Feeling the pain of rising drug prices? Blame the middle man

Author: CBS News
Published:
MGN

While Washington wrangles with a replacement for Obamacare, patients across the country continue to battle one of the biggest everyday obstacles to good health care: Rising drug prices.

Prescription drugs account for 10 percent of the $3.2 trillion in overall health care spending, outpacing all other health care services, according to government statistics. Consumers with diabetes, cancer and leukemia are some of the most likely to feel pain at the pharmacy due to recent drug price hikes. The cost of two common types of insulin, for instance, increased 300 percent in the past decade.

On the face of it, pharmaceutical companies take most of the blame. Headline-making price jumps for drugs such as Mylan’s EpiPen and the recent announcements on insulin price increases, have shed new light on drug manufacturers’ addiction to higher prices. But pharmacy benefit managers (PBMs), the firms that manage prescription services for insurers, are also culprits, according to health care advocates and recent research published in JAMA Internal Medicine.

Here’s how it works: Large PBMs such as Express Scripts, CVS Caremark and OptumRx, negotiate with pharma companies for lower prices, discounts and rebates on each prescription filled. In return, the drug companies are included on the PBMs’ formularies, the list of drugs insurance will cover. PBMs claim they pass these savings onto the health plans they work for, which in turn lowers prices for consumers.

But it doesn’t always seem to happen that way. How much in rebates pharmaceutical companies give and PBMs receive are not disclosed. And the JAMA Internal Medicine report argues that rebates for Medicare Part D prescription drug coverage actually may raise costs for patients and Medicare, while increasing profit for insurers and drug makers. As PBMs negotiate more discounts and rebates, pharmaceutical companies have been raising prices at a record rate, in part to preserve the industry’s high profit margins.

Health care consumers are caught in the middle of the complicated world of drug price negotiations, as several recent lawsuits and legislative efforts on the subject attest.  Here’s what you need to know.

List price matters. Because PBMs end up paying far less than the list price for most drugs, the thinking goes that the list price doesn’t matter anymore. Only the negotiated price is what counts. But list price does matter when it comes to co-pays, co-insurance and other out-of-pocket costs. These payments are often based on the list price of a drug, not the discounted price. So if you are paying 20 percent co-insurance on a $200 vial of insulin per month, but your insurer is paying a discounted $75 per vial, you pay the 20 percent on the list price, or $40, instead of the $15 you would pay if the co-insurance was 20 percent of the discounted price. And, for Medicare patients, it is often the higher list price that is used to calculate the so-called doughnut hole, the spending level at which patients pay a higher percentage of out-of-pocket costs for drugs.

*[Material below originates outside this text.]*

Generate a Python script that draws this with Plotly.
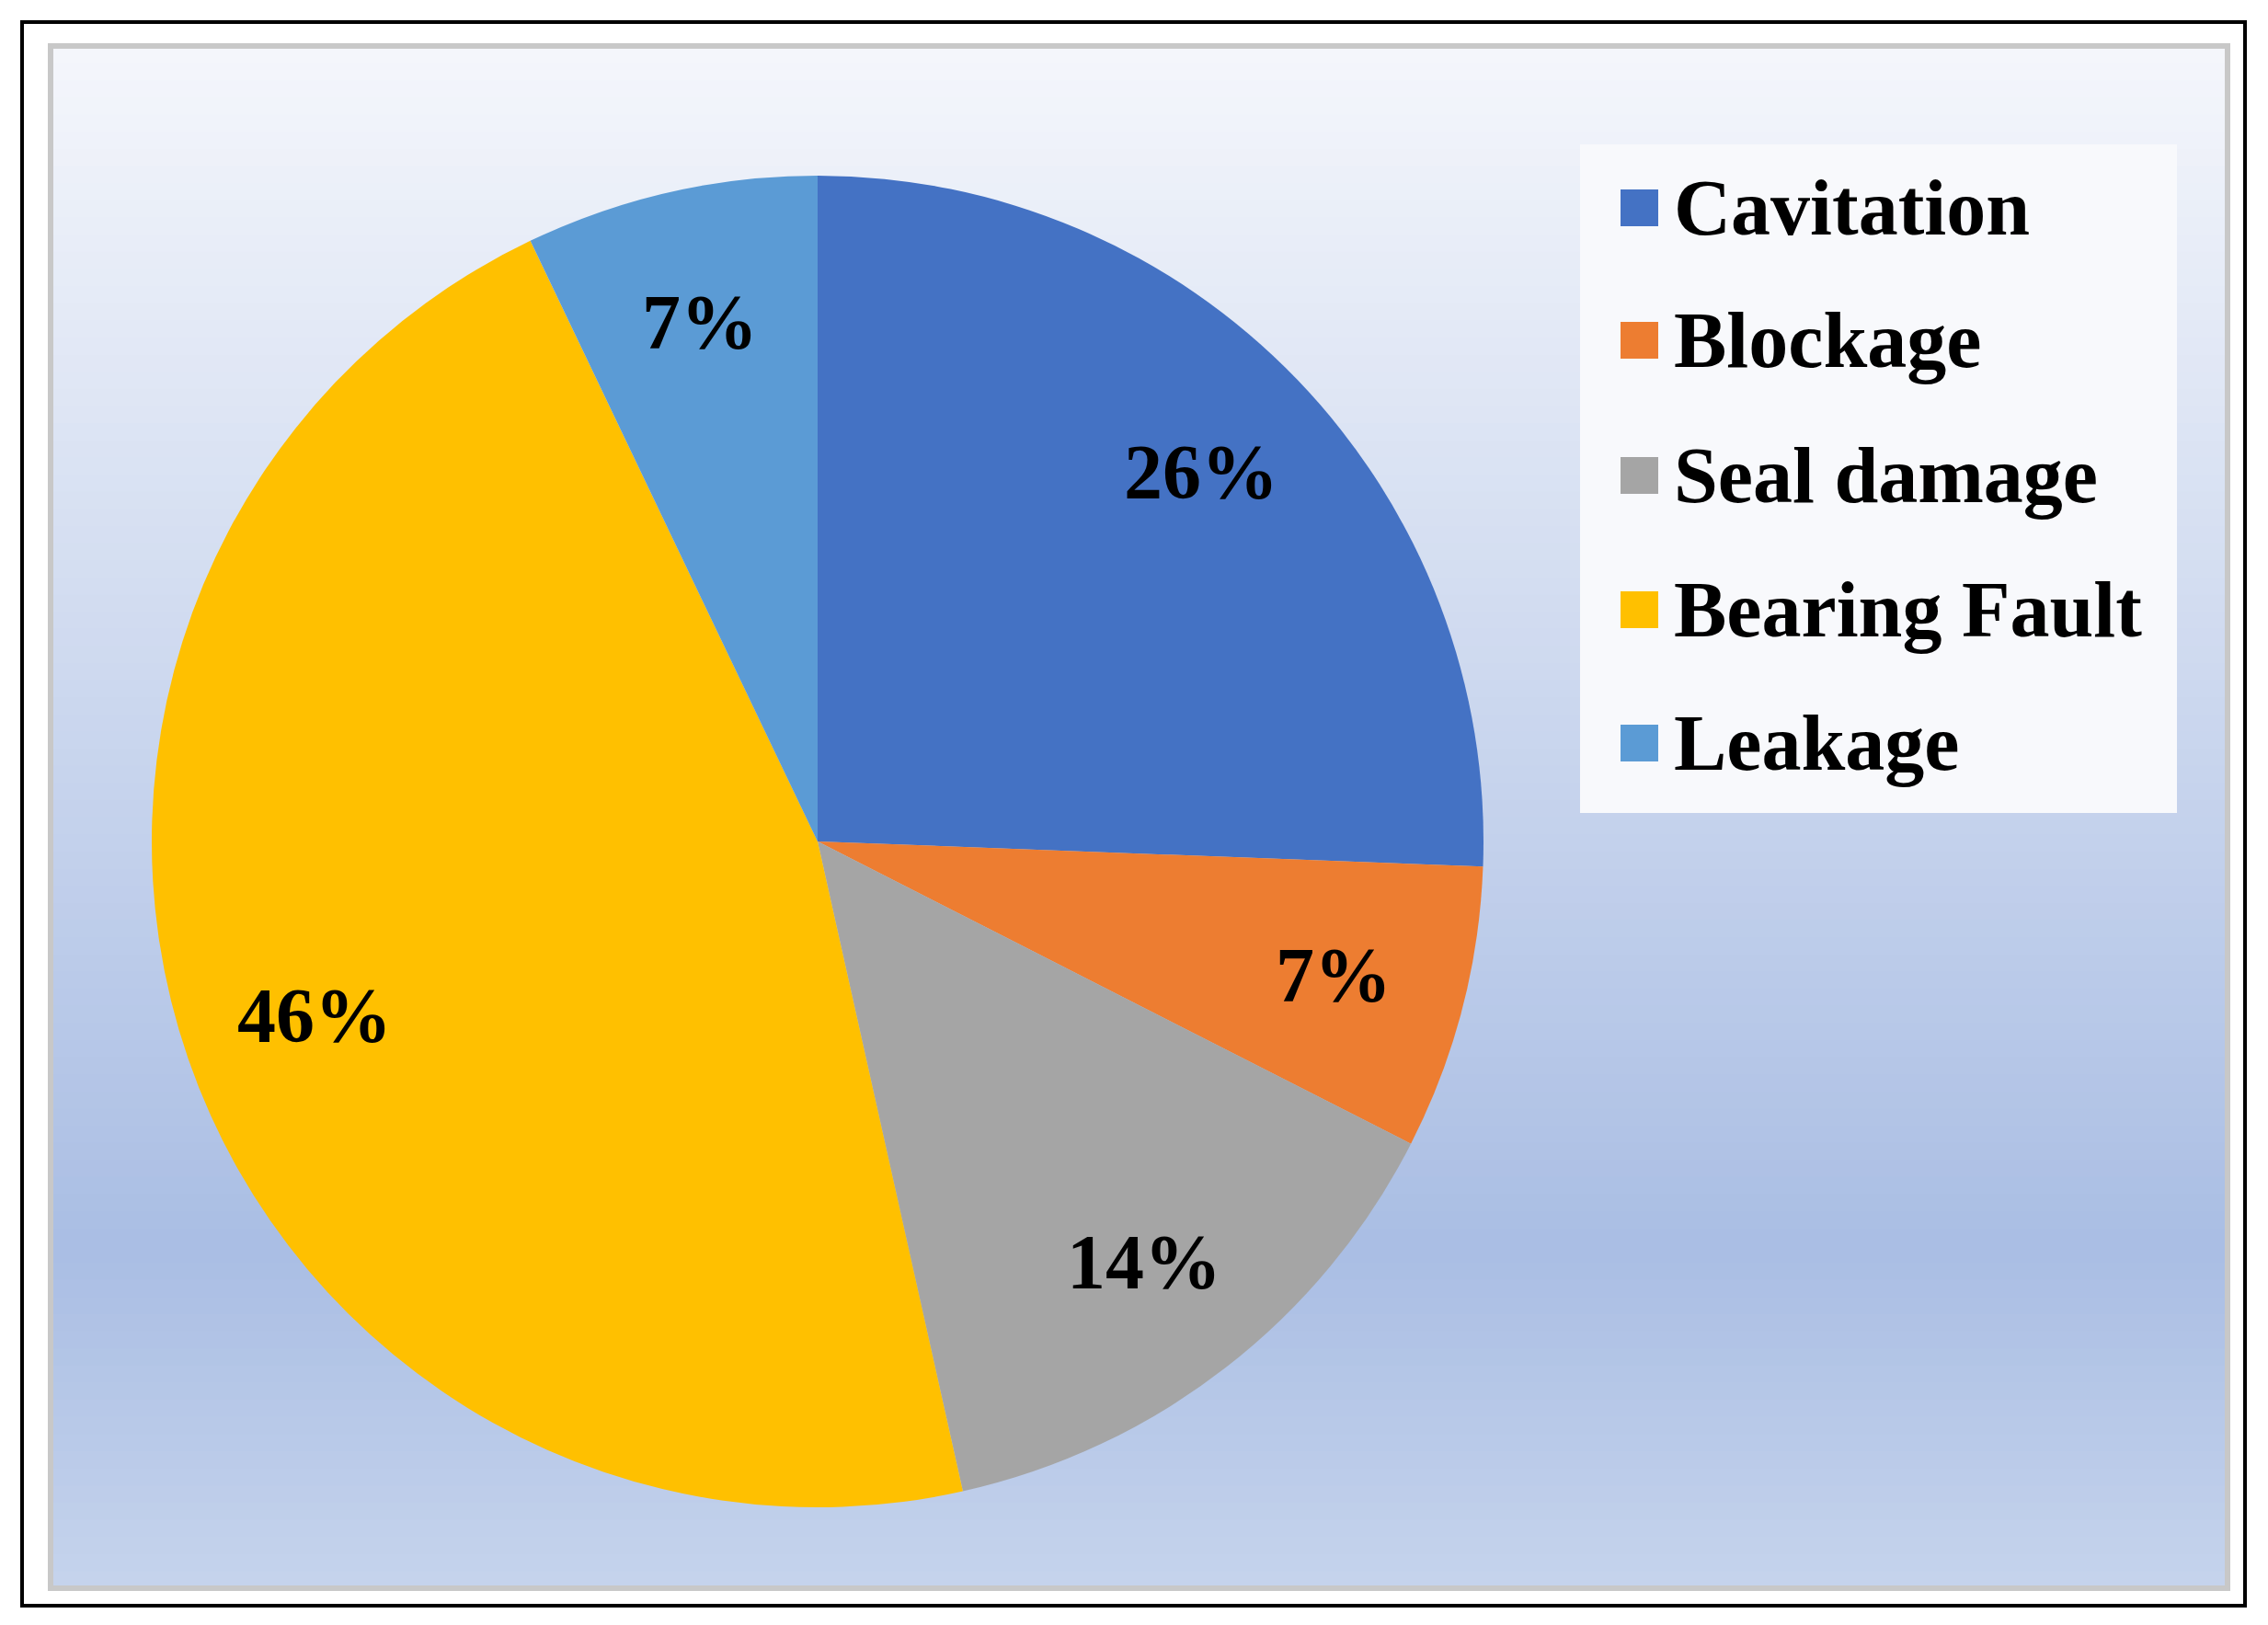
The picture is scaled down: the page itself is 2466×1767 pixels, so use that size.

Watch for clawbacks. This happens when your co-pay or co-insurance is higher than the negotiated price of your medicine. Your co-pay isn’t reduced in line with the lower price of the drug. One current lawsuit involves a consumer who paid a $50 co-pay to fill her contraceptive prescription. But her pharmacy had contracted to pay only $11.65 for the medication, leaving the $38.35 to go back to the PBM involved in the negotiations, according to the suit’s allegations.

You can negotiate. With the lack of transparency and health care policy far from settled in Washington, there isn’t a whole lot consumers can do to counteract the middleman phenomenon. But you can negotiate. Pharmacies have gotten accustomed to the fact that most everyone doesn’t pay list price for a drug anymore, so when you ask at the counter, is there any discount on that, the answer will likely be yes, especially if you haven’t yet met your deductible or you are uninsured.